# [TASK DESCRIPTION]
Repeat the listing that follows, character for character, minus the pictures.

Start of INFORMATION PROVIDED

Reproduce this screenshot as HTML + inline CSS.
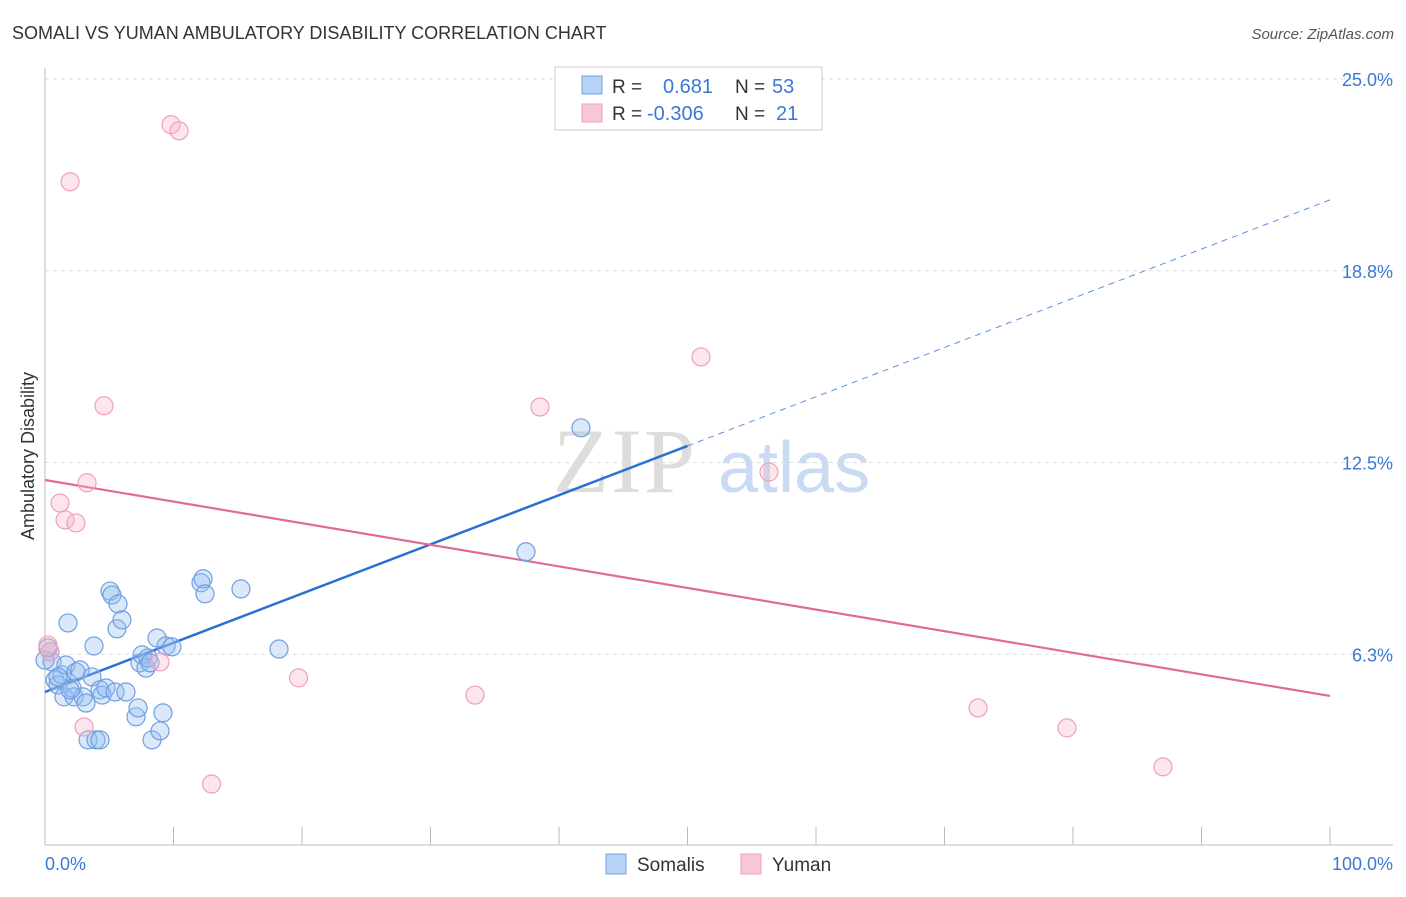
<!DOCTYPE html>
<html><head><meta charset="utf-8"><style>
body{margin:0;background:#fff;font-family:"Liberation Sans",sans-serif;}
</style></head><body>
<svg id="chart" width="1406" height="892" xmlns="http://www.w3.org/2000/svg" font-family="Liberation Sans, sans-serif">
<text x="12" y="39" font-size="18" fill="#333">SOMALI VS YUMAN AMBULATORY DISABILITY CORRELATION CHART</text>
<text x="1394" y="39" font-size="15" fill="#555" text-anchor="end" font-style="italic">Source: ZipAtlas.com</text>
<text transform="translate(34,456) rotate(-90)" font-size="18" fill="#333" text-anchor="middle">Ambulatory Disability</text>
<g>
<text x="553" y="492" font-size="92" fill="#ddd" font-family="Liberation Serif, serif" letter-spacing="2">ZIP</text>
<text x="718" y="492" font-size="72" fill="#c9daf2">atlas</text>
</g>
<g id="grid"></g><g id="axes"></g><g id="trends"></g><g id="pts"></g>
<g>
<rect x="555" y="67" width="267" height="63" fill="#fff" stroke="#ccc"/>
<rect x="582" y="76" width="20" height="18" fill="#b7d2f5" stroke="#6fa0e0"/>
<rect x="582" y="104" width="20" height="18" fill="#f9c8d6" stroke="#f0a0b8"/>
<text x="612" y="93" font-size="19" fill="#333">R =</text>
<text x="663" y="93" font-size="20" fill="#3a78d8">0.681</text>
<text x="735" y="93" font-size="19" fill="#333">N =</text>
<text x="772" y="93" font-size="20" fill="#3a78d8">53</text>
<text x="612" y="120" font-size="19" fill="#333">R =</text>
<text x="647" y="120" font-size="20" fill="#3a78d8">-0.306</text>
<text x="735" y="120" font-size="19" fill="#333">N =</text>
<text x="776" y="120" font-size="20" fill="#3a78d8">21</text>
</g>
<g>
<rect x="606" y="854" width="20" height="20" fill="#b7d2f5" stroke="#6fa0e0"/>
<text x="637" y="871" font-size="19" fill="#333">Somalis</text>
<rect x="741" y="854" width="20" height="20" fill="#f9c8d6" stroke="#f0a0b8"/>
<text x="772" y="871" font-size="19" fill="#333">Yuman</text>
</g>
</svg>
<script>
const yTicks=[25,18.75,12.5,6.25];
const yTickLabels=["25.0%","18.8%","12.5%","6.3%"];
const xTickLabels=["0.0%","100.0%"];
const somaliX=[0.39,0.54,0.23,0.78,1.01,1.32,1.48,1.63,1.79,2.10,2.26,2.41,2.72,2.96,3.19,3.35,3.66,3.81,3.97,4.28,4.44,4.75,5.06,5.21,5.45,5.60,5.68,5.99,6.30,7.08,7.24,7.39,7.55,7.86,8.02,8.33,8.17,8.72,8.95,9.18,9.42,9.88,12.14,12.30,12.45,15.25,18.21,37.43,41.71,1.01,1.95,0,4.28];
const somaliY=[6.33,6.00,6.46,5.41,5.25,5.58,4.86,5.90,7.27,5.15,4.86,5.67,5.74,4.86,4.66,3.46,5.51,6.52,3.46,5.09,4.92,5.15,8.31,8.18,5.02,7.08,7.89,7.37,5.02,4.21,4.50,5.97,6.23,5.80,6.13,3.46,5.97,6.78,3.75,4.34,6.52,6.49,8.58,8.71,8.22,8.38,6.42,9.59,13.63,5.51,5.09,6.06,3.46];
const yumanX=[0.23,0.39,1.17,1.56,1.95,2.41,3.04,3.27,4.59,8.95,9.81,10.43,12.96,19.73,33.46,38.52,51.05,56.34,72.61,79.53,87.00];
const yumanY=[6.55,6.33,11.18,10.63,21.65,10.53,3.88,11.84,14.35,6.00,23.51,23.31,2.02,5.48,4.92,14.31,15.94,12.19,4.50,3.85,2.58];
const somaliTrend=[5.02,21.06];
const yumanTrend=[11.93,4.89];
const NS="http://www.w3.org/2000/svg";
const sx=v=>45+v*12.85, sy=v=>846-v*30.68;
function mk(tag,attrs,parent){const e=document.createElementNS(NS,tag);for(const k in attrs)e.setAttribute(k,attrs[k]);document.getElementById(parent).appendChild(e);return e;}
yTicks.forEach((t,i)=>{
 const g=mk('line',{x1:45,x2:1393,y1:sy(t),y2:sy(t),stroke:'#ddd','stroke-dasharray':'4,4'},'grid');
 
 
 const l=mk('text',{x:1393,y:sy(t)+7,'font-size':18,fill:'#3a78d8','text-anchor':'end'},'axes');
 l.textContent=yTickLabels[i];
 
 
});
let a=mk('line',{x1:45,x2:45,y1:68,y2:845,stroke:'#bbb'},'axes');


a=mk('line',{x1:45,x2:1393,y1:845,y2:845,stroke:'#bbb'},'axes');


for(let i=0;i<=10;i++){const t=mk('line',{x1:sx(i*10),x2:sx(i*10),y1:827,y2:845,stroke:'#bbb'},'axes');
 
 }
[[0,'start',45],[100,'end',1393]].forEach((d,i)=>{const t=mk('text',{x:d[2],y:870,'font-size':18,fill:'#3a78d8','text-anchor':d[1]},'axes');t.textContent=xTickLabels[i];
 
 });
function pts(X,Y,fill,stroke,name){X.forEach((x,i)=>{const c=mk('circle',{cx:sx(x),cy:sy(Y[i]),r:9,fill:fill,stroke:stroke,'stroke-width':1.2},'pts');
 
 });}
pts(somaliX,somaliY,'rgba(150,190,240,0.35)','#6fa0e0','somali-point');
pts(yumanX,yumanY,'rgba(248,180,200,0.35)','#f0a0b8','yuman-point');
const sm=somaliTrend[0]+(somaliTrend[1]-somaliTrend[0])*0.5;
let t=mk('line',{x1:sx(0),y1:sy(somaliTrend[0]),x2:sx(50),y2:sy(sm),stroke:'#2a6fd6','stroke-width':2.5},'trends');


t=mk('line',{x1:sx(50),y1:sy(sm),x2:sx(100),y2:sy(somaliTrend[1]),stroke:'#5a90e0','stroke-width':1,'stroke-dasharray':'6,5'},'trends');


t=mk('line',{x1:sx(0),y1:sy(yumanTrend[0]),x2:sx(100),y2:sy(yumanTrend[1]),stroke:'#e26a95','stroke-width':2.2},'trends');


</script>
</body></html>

End of INFORMATION PROVIDED

# [TASK RESPONSE]
Reproduce this screenshot as HTML + inline CSS.
<!DOCTYPE html>
<html><head><meta charset="utf-8"><style>
body{margin:0;background:#fff;font-family:"Liberation Sans",sans-serif;}
</style></head><body>
<svg id="chart" width="1406" height="892" xmlns="http://www.w3.org/2000/svg" font-family="Liberation Sans, sans-serif">
<text x="12" y="39" font-size="18" fill="#333">SOMALI VS YUMAN AMBULATORY DISABILITY CORRELATION CHART</text>
<text x="1394" y="39" font-size="15" fill="#555" text-anchor="end" font-style="italic">Source: ZipAtlas.com</text>
<text transform="translate(34,456) rotate(-90)" font-size="18" fill="#333" text-anchor="middle">Ambulatory Disability</text>
<g>
<text x="553" y="492" font-size="92" fill="#ddd" font-family="Liberation Serif, serif" letter-spacing="2">ZIP</text>
<text x="718" y="492" font-size="72" fill="#c9daf2">atlas</text>
</g>
<g id="grid"></g><g id="axes"></g><g id="trends"></g><g id="pts"></g>
<g>
<rect x="555" y="67" width="267" height="63" fill="#fff" stroke="#ccc"/>
<rect x="582" y="76" width="20" height="18" fill="#b7d2f5" stroke="#6fa0e0"/>
<rect x="582" y="104" width="20" height="18" fill="#f9c8d6" stroke="#f0a0b8"/>
<text x="612" y="93" font-size="19" fill="#333">R =</text>
<text x="663" y="93" font-size="20" fill="#3a78d8">0.681</text>
<text x="735" y="93" font-size="19" fill="#333">N =</text>
<text x="772" y="93" font-size="20" fill="#3a78d8">53</text>
<text x="612" y="120" font-size="19" fill="#333">R =</text>
<text x="647" y="120" font-size="20" fill="#3a78d8">-0.306</text>
<text x="735" y="120" font-size="19" fill="#333">N =</text>
<text x="776" y="120" font-size="20" fill="#3a78d8">21</text>
</g>
<g>
<rect x="606" y="854" width="20" height="20" fill="#b7d2f5" stroke="#6fa0e0"/>
<text x="637" y="871" font-size="19" fill="#333">Somalis</text>
<rect x="741" y="854" width="20" height="20" fill="#f9c8d6" stroke="#f0a0b8"/>
<text x="772" y="871" font-size="19" fill="#333">Yuman</text>
</g>
</svg>
<script>
const yTicks=[25,18.75,12.5,6.25];
const yTickLabels=["25.0%","18.8%","12.5%","6.3%"];
const xTickLabels=["0.0%","100.0%"];
const somaliX=[0.39,0.54,0.23,0.78,1.01,1.32,1.48,1.63,1.79,2.10,2.26,2.41,2.72,2.96,3.19,3.35,3.66,3.81,3.97,4.28,4.44,4.75,5.06,5.21,5.45,5.60,5.68,5.99,6.30,7.08,7.24,7.39,7.55,7.86,8.02,8.33,8.17,8.72,8.95,9.18,9.42,9.88,12.14,12.30,12.45,15.25,18.21,37.43,41.71,1.01,1.95,0,4.28];
const somaliY=[6.33,6.00,6.46,5.41,5.25,5.58,4.86,5.90,7.27,5.15,4.86,5.67,5.74,4.86,4.66,3.46,5.51,6.52,3.46,5.09,4.92,5.15,8.31,8.18,5.02,7.08,7.89,7.37,5.02,4.21,4.50,5.97,6.23,5.80,6.13,3.46,5.97,6.78,3.75,4.34,6.52,6.49,8.58,8.71,8.22,8.38,6.42,9.59,13.63,5.51,5.09,6.06,3.46];
const yumanX=[0.23,0.39,1.17,1.56,1.95,2.41,3.04,3.27,4.59,8.95,9.81,10.43,12.96,19.73,33.46,38.52,51.05,56.34,72.61,79.53,87.00];
const yumanY=[6.55,6.33,11.18,10.63,21.65,10.53,3.88,11.84,14.35,6.00,23.51,23.31,2.02,5.48,4.92,14.31,15.94,12.19,4.50,3.85,2.58];
const somaliTrend=[5.02,21.06];
const yumanTrend=[11.93,4.89];
const NS="http://www.w3.org/2000/svg";
const sx=v=>45+v*12.85, sy=v=>846-v*30.68;
function mk(tag,attrs,parent){const e=document.createElementNS(NS,tag);for(const k in attrs)e.setAttribute(k,attrs[k]);document.getElementById(parent).appendChild(e);return e;}
yTicks.forEach((t,i)=>{
 const g=mk('line',{x1:45,x2:1393,y1:sy(t),y2:sy(t),stroke:'#ddd','stroke-dasharray':'4,4'},'grid');
 
 
 const l=mk('text',{x:1393,y:sy(t)+7,'font-size':18,fill:'#3a78d8','text-anchor':'end'},'axes');
 l.textContent=yTickLabels[i];
 
 
});
let a=mk('line',{x1:45,x2:45,y1:68,y2:845,stroke:'#bbb'},'axes');


a=mk('line',{x1:45,x2:1393,y1:845,y2:845,stroke:'#bbb'},'axes');


for(let i=0;i<=10;i++){const t=mk('line',{x1:sx(i*10),x2:sx(i*10),y1:827,y2:845,stroke:'#bbb'},'axes');
 
 }
[[0,'start',45],[100,'end',1393]].forEach((d,i)=>{const t=mk('text',{x:d[2],y:870,'font-size':18,fill:'#3a78d8','text-anchor':d[1]},'axes');t.textContent=xTickLabels[i];
 
 });
function pts(X,Y,fill,stroke,name){X.forEach((x,i)=>{const c=mk('circle',{cx:sx(x),cy:sy(Y[i]),r:9,fill:fill,stroke:stroke,'stroke-width':1.2},'pts');
 
 });}
pts(somaliX,somaliY,'rgba(150,190,240,0.35)','#6fa0e0','somali-point');
pts(yumanX,yumanY,'rgba(248,180,200,0.35)','#f0a0b8','yuman-point');
const sm=somaliTrend[0]+(somaliTrend[1]-somaliTrend[0])*0.5;
let t=mk('line',{x1:sx(0),y1:sy(somaliTrend[0]),x2:sx(50),y2:sy(sm),stroke:'#2a6fd6','stroke-width':2.5},'trends');


t=mk('line',{x1:sx(50),y1:sy(sm),x2:sx(100),y2:sy(somaliTrend[1]),stroke:'#5a90e0','stroke-width':1,'stroke-dasharray':'6,5'},'trends');


t=mk('line',{x1:sx(0),y1:sy(yumanTrend[0]),x2:sx(100),y2:sy(yumanTrend[1]),stroke:'#e26a95','stroke-width':2.2},'trends');


</script>
</body></html>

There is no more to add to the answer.